Task:
Using the listing below, output only the lines from the one that contains "Recreate this image" through the one that contains "N_AGENTS + 1)]", inclusive, exactly as given and without images.

Rows from a dataset of charts and code:
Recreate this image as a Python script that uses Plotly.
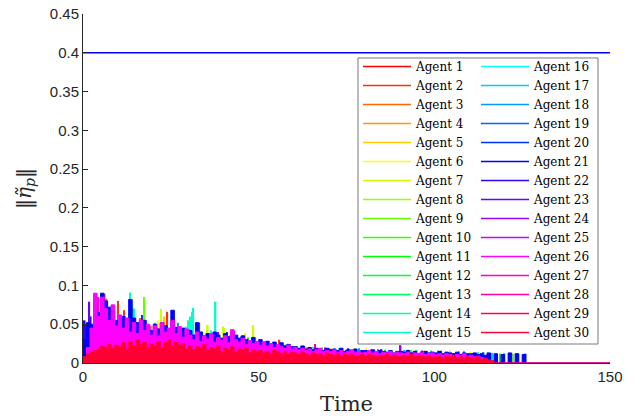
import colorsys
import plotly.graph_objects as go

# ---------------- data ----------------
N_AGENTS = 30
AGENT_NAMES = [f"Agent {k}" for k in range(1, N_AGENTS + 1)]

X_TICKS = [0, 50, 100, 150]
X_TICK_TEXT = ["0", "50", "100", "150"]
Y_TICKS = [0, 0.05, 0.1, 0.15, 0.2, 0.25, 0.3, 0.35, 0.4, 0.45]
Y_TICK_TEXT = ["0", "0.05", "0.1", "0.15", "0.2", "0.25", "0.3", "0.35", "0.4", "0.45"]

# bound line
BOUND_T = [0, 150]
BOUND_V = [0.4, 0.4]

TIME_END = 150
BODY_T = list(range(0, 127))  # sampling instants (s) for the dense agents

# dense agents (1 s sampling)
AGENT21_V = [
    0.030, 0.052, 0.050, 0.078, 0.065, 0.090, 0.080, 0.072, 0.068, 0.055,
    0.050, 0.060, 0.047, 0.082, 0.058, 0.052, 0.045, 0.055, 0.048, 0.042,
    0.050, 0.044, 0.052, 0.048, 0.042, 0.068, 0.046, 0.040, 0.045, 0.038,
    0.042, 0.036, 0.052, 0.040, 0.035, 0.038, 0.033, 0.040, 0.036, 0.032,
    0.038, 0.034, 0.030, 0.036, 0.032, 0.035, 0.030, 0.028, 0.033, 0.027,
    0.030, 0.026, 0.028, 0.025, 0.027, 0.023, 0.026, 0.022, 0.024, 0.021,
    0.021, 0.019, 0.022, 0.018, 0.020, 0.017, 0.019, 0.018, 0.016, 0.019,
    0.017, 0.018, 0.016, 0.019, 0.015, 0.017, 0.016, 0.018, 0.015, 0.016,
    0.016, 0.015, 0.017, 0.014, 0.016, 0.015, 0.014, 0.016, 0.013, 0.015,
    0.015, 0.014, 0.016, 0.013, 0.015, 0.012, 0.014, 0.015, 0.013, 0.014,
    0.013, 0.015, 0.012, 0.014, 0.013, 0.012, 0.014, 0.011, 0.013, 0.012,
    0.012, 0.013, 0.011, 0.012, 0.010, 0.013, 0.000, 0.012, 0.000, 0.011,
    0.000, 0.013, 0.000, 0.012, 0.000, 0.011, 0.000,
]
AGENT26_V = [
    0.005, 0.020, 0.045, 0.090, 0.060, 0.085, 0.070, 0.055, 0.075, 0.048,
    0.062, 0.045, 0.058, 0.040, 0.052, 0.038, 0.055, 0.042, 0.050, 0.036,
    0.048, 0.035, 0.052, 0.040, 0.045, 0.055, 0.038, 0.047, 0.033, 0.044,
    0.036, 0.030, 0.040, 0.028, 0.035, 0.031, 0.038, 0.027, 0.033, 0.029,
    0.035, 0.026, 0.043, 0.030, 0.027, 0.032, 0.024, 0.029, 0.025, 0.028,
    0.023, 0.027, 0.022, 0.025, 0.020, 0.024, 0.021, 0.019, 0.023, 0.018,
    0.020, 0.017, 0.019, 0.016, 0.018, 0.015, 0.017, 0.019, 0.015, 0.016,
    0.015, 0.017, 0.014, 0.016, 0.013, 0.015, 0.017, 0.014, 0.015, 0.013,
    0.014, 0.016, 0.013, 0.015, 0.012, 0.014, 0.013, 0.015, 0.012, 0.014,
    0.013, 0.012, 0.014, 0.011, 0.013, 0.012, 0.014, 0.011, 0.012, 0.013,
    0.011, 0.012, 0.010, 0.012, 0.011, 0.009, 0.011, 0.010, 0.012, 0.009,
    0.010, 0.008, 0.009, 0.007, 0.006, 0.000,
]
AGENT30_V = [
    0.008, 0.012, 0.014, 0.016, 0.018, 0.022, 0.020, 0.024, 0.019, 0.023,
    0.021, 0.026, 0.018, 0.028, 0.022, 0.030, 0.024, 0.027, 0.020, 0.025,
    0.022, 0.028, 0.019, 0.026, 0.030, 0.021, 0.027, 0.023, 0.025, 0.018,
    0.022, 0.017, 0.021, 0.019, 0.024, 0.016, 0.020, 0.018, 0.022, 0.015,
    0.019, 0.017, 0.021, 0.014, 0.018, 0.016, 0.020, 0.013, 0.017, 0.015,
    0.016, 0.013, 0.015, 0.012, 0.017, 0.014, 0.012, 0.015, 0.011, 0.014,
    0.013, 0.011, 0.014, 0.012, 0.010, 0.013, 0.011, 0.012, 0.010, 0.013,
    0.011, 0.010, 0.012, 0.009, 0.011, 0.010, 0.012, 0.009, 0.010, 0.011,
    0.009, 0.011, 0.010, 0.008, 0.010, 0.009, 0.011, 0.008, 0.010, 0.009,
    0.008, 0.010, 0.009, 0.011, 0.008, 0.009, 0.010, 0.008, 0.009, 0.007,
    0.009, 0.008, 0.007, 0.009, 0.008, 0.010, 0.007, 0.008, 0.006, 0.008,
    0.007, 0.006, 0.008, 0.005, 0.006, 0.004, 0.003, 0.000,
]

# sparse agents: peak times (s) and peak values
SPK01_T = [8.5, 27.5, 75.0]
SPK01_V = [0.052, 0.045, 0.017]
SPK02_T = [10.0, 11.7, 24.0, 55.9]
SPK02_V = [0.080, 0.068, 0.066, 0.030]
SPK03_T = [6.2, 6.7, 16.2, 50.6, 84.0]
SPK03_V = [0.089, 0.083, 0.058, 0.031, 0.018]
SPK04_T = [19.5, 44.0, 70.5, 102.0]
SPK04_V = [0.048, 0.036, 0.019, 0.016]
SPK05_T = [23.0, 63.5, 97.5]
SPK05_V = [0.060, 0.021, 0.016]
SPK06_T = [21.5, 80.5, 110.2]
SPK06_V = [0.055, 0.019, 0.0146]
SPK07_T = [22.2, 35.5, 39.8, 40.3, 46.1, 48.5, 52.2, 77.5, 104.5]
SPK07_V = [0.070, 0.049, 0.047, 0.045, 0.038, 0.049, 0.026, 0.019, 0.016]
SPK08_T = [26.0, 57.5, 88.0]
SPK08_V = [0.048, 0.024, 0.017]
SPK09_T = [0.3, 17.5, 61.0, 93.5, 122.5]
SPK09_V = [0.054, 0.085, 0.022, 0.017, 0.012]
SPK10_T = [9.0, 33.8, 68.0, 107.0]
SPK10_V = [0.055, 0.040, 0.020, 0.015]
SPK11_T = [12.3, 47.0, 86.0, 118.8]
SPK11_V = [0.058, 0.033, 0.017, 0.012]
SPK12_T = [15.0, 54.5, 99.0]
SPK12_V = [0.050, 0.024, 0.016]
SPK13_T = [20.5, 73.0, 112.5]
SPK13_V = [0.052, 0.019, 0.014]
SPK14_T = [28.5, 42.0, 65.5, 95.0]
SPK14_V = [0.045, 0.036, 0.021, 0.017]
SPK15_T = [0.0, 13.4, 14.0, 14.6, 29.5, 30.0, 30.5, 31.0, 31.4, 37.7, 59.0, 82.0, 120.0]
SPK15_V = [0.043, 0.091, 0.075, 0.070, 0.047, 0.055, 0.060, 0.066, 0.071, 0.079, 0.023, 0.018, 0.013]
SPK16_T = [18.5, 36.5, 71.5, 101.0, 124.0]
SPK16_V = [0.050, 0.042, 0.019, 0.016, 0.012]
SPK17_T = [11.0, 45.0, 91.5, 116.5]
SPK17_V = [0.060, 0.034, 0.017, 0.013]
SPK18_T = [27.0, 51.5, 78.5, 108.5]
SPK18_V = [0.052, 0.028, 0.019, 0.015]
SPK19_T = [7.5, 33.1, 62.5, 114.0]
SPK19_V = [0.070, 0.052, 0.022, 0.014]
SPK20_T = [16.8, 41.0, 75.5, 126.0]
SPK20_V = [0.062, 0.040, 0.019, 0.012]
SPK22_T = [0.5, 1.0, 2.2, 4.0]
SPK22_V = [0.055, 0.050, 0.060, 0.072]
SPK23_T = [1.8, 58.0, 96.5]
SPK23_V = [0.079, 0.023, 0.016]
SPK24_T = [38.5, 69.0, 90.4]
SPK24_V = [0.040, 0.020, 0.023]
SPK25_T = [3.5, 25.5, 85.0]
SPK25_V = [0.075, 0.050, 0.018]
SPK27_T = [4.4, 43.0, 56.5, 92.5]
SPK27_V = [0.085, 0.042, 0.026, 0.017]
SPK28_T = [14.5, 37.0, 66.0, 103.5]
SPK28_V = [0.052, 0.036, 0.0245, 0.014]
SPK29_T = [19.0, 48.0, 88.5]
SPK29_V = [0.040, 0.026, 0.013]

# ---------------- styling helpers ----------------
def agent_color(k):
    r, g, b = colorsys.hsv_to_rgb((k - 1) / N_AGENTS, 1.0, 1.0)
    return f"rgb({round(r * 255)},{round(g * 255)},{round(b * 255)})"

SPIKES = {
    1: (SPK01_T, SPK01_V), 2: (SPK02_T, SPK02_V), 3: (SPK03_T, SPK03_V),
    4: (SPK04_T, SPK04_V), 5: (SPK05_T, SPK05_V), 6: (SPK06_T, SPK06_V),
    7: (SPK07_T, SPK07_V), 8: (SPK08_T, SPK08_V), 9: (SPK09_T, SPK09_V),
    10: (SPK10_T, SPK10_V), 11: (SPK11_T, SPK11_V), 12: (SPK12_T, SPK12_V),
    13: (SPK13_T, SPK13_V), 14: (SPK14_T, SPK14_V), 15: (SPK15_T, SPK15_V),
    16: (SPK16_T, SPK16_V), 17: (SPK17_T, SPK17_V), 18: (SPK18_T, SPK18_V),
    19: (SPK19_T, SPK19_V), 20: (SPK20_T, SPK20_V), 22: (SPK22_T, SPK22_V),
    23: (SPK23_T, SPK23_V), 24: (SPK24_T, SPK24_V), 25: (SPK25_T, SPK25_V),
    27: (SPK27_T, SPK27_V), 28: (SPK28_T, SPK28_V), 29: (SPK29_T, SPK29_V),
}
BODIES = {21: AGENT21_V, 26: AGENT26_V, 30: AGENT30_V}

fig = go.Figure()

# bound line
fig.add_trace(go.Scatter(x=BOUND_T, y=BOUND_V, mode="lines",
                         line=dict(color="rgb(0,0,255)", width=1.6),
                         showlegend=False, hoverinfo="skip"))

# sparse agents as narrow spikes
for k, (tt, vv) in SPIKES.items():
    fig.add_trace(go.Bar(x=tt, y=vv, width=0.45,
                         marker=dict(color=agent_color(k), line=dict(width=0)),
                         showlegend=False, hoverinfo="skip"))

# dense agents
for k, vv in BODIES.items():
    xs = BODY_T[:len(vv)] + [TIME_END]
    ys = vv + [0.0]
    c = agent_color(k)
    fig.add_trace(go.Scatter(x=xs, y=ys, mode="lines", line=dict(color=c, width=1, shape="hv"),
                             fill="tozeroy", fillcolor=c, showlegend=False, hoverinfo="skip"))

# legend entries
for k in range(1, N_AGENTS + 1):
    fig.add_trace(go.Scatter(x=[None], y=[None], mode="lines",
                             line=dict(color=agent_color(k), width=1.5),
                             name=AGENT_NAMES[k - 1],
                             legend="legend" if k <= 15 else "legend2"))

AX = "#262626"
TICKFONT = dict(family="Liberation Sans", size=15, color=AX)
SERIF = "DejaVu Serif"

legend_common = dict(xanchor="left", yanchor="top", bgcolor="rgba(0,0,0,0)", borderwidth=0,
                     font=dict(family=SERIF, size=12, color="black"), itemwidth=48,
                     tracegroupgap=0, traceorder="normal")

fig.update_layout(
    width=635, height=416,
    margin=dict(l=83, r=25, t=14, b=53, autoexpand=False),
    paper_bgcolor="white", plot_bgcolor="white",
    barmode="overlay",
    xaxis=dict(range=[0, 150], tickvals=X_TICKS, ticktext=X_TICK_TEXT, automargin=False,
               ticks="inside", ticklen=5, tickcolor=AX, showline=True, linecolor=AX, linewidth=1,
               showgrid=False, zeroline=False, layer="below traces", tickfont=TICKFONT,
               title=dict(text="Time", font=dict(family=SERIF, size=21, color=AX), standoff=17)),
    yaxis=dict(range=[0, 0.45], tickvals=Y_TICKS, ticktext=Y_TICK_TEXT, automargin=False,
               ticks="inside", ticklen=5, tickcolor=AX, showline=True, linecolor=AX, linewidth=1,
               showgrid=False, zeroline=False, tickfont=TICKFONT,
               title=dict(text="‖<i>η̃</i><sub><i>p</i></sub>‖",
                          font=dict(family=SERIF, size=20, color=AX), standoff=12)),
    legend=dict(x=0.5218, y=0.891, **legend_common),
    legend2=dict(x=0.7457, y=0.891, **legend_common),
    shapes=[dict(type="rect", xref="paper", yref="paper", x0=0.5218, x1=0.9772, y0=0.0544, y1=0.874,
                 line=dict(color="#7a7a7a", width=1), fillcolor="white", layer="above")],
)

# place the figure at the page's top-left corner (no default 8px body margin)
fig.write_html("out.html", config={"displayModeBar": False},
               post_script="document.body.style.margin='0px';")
==
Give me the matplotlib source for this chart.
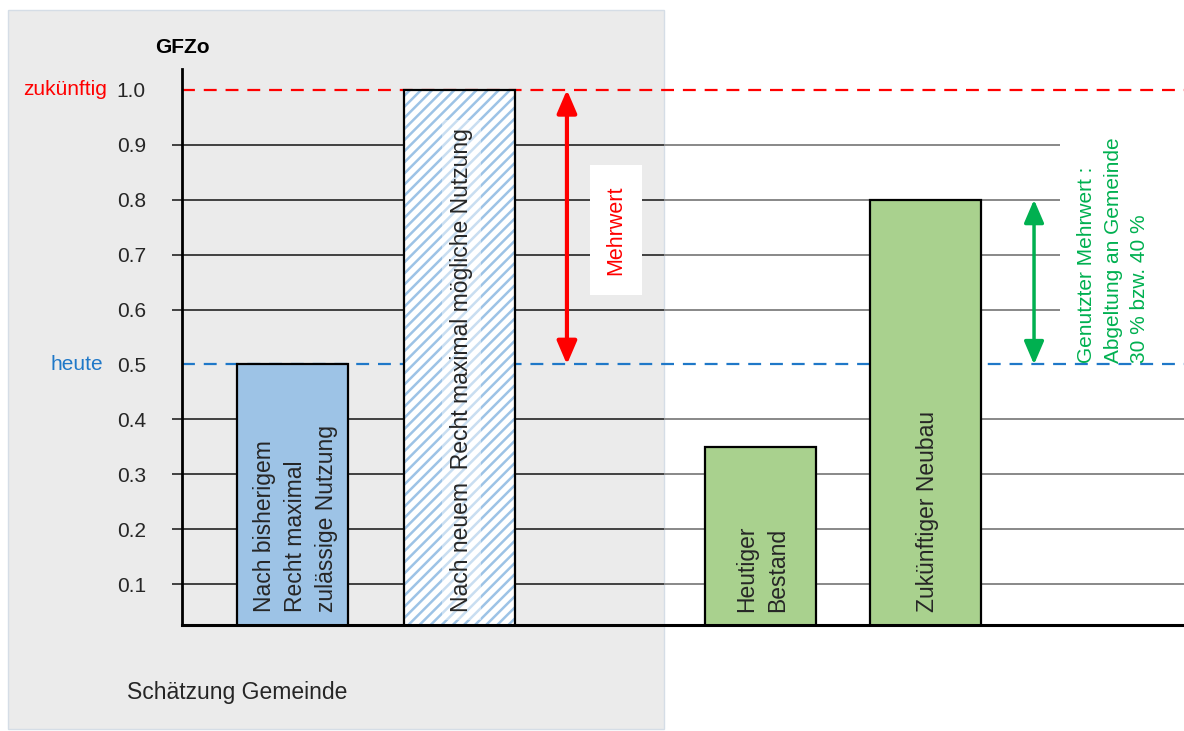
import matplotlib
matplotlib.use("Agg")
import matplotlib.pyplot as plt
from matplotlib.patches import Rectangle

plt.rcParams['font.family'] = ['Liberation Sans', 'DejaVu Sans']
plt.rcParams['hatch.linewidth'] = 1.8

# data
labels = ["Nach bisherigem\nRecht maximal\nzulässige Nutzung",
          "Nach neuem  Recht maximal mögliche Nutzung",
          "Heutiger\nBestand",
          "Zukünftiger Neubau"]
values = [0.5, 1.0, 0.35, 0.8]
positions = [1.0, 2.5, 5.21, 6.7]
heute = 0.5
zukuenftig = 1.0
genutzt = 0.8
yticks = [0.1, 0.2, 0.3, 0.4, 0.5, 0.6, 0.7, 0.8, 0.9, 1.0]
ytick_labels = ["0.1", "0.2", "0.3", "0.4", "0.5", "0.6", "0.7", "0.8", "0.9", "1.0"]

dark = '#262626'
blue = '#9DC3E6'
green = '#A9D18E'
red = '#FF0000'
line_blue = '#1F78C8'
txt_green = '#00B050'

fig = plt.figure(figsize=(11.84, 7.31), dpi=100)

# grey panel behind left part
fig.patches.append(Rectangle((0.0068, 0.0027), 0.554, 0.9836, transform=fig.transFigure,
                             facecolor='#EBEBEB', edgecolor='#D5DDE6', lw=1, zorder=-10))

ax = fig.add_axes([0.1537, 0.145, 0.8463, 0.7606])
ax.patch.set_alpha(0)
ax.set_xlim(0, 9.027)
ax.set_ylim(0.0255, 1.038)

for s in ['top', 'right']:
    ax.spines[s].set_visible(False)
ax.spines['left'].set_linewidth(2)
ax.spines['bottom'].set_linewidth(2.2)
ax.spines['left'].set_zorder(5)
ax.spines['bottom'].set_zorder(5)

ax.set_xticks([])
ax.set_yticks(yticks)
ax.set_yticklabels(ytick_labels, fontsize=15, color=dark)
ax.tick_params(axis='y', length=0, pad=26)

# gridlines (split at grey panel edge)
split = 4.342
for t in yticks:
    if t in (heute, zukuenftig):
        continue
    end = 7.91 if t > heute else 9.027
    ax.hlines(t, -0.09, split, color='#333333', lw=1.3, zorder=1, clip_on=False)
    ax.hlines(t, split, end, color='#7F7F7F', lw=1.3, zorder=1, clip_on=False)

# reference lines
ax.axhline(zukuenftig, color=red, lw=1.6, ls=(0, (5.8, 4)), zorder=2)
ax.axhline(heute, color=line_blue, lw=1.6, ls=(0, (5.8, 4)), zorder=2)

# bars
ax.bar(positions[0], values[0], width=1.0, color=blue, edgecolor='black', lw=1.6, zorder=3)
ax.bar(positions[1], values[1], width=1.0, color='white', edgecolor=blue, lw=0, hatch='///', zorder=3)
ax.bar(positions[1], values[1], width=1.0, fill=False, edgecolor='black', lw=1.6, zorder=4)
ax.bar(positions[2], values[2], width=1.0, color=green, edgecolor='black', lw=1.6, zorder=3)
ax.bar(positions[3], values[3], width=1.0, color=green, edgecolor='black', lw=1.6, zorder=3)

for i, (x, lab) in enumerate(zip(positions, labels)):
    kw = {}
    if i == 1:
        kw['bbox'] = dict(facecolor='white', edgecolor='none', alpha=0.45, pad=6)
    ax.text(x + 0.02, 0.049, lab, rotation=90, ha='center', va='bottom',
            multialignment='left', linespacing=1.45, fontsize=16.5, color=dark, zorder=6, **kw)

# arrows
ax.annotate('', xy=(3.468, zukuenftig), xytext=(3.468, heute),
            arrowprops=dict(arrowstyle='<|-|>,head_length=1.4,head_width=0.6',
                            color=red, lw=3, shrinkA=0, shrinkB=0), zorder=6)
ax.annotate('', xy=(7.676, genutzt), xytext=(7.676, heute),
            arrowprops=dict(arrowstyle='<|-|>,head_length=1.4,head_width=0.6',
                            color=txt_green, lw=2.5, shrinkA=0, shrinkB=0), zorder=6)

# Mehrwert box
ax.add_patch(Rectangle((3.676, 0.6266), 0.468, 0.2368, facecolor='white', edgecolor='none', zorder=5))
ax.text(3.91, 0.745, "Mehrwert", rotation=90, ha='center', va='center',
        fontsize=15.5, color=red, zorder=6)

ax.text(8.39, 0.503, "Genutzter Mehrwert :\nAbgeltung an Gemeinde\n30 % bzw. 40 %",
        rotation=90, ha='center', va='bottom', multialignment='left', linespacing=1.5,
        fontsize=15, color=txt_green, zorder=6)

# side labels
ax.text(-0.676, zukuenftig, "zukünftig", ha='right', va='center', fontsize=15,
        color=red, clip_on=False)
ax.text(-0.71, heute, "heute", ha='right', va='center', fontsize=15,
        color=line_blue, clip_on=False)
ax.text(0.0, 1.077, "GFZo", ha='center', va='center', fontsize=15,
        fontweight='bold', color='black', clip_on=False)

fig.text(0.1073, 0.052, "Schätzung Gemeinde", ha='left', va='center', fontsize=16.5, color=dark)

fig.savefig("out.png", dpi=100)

Task output:
Recreate this image as a Python script that uses Plotly.
import colorsys
import plotly.graph_objects as go

# ---------------- data ----------------
N_AGENTS = 30
AGENT_NAMES = [f"Agent {k}" for k in range(1, N_AGENTS + 1)]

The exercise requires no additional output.